I originally interpreted Louwen et al as meaning, under the most pessimistic assumptions, that an EROEI of one, for photovoltaic cells, was reached between 2005 and 2017, however, for cumulative energy production versus cumulative emissions. An EROEI of 1 is 26 times less than the Pehl et al paper (albeit for 2017 vs 2050). But on reading Louwen et al again, and after brief twitter discussion with Dr Simon Evans (and others) I now think that the EROEI for PV solar has increased by an extraordinary amount, and is probably over 20, at least for the best forms of solar, in reasonably sunny solutions. Such breakthroughs will not solve electricity generation in locations such as wintry Britain (see photo) but it is very encouraging. And, of course, affordable net energy does not guarantee sustainability, as energy cannot solve all aspects of limits to growth. But while affordable energy is not sufficient, it is necessary.

Solar panels in the snow: Reading, UK, 2018 (photo Colin Butler)



Declining net energy and its risk to prosperity and even civilisation

I am by nature pessimistic, over the times scale of decades, and have published many articles warning that civilisation is heading towards a "check", which could be called Malthusian (eg "Sounding the Alarm: Health in the Anthropocene".) And I interpret a major cause for the global decline in wages growth for the non-elite to be both increased greed of the elite and declining net energy (as does Herman Daly, eg in "A further critique of growth economics Ecological Economics" 2013, 88, 20-24." See www.sfu.ca/~poitras/Daly_Economic.pdf).
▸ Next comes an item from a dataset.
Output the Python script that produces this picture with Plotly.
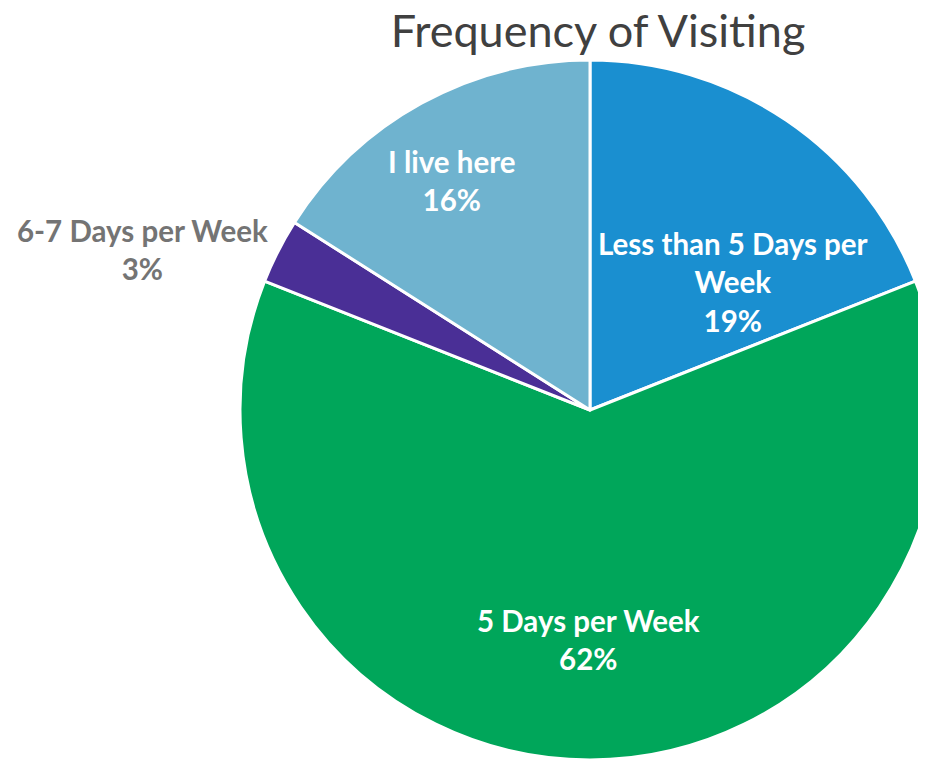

However, I am revising my view about the significance of net energy.

A new metric

A useful metric to develop is the ratio of EROEI for coal compared to solar (and wind). (Leave aside externalities such as air pollution, greenhouse gases and the pollution costs of obtaining rare elements needed for some or most renewable energy technology). Until I read Pehl et al, I would have guessed this ratio is about 40/2 = 20. It now be approaching 40/20 = 2; ie. much much better, and as coal declines and as solar improves the ratio will be even better.

I may further revise this post.

PS The EROEI of coal. Is this really 9? Other sources (such as Hall et al 2014) suggest it is much higher:

"The other important fossil fuel, coal, has a relatively high EROI value in some countries (U.S.and presumably Australia) and shows no clear trend over time. Coal internationally has a mean EROI of
about 46:1(n of 72 from 17 publications) (see Lambert et al., 2012 for references) (Fig. 2). Cleveland et al. (2000) examined the EROI values for coal production in the United States.)" (Hall, Charles A. S., Jessica G. Lambert, and Stephen B. Balogh. 2014. "EROI of different fuels and the implications for society."  Energy Policy 64:141-152. doi: http://dx.doi.org/10.1016/j.enpol.2013.05.049.

My suggested "new metric" guesses an EROEI of 40 for coal. That guess is derived from the paper by Hall et al, 2014. The claim of an EROEI for coal of only 9 comes from an article at

This states "for example, the study finds that 11% of the energy generated by a coal-fired power station is offset by energy needed to build the plant and supply the fuel, as the chart below shows." If 11% of the energy generated by a coal fire powered station is needed to build, maintain and fuel the station then, I think, it means its EROEI over its life is about 100/11 = 9.

I cannot reconcile the difference, but at the moment I lean towards the Hall et al numbers. Just because something is published in a peer reviewed paper does not make it correct.